First, we need the data from the article:

In [50]:

A = [9,7,4,6,3]
B = [2,3,3,8,4]

So as a first step, we compute the averages.

In [51]:

import scipy.stats as st
def avg(lst):
    return float(sum(lst)) / len(lst)
print("A:", avg(A))
print("B:", avg(B))
print("Speedup: %.2f" % ((avg(A) / avg(B))))

A: 5.8
B: 4.0
Speedup: 1.45

We see $A>B$, so B is 45% faster? Not so quick. Let's look at the standard deviation.

In [52]:

stddev = st.nanstd
print("A: %.2f" % stddev(A))
print("B: %.2f" % stddev(B))
print(avg(A)-stddev(A), "<", avg(B)+stddev(B), "    (overlap!)")

A: 2.39
B: 2.35
3.41253272274 < 6.34520787991     (overlap!)

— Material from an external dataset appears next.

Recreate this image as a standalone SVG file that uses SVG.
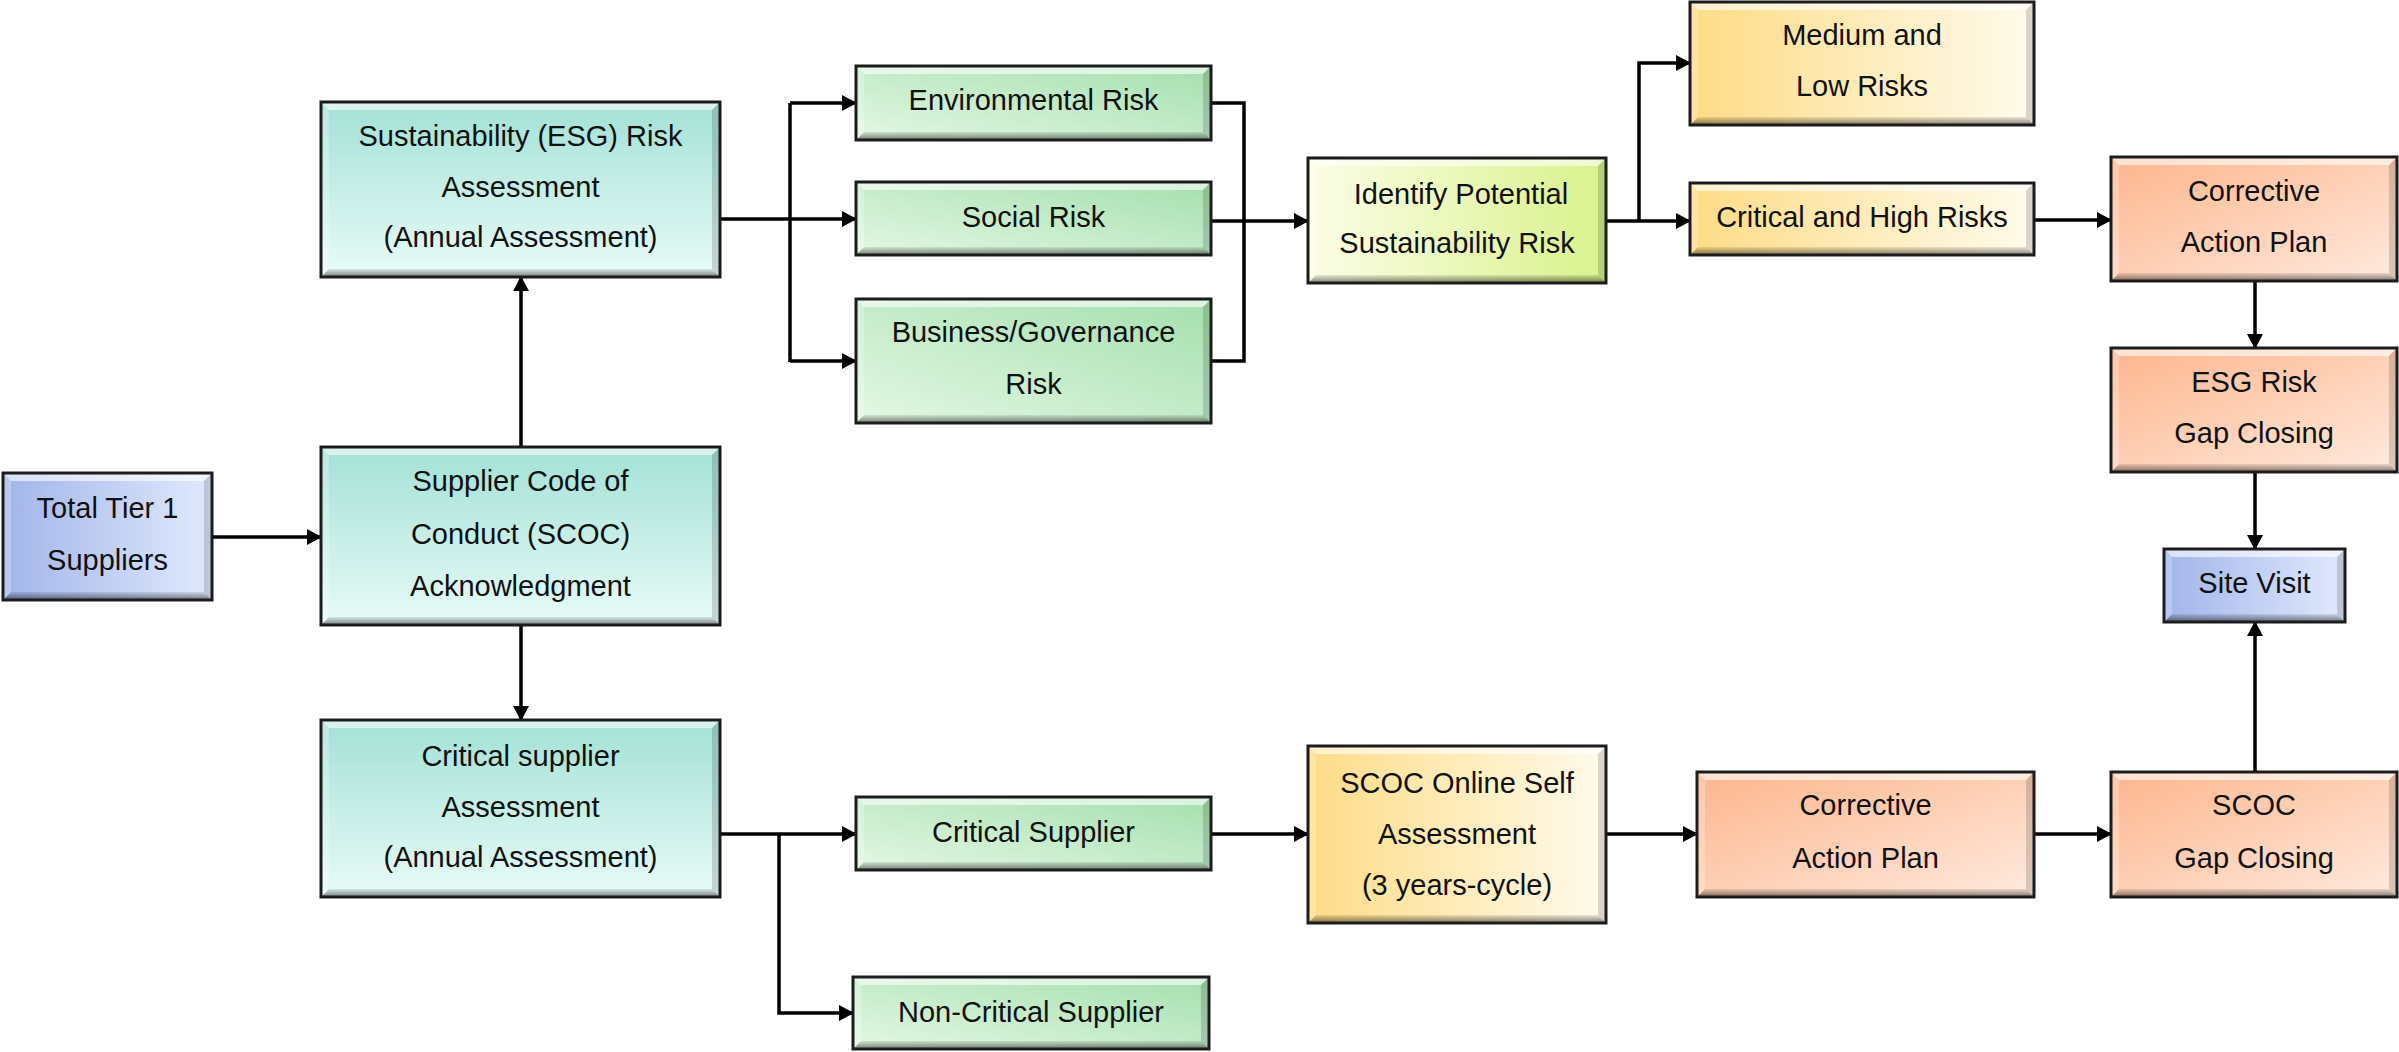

Ok, now for real. Let's do the Student-T test.

In [53]:

pval = st.ttest_ind(A,B)[1]
print("p-value: %.0f%%" % (pval*100))

p-value: 26%

A p-value of 26% means "not really significant". Usually we want p to less than 5%. Let's take more samples!

In [54]:

pval = st.ttest_ind(A*3,B*3)[1]
print("p-value: %.2f%%" % (pval*100))

p-value: 3.25%

Hm. LibreOffice gave me 1%. Maybe I mixed up the t-test config?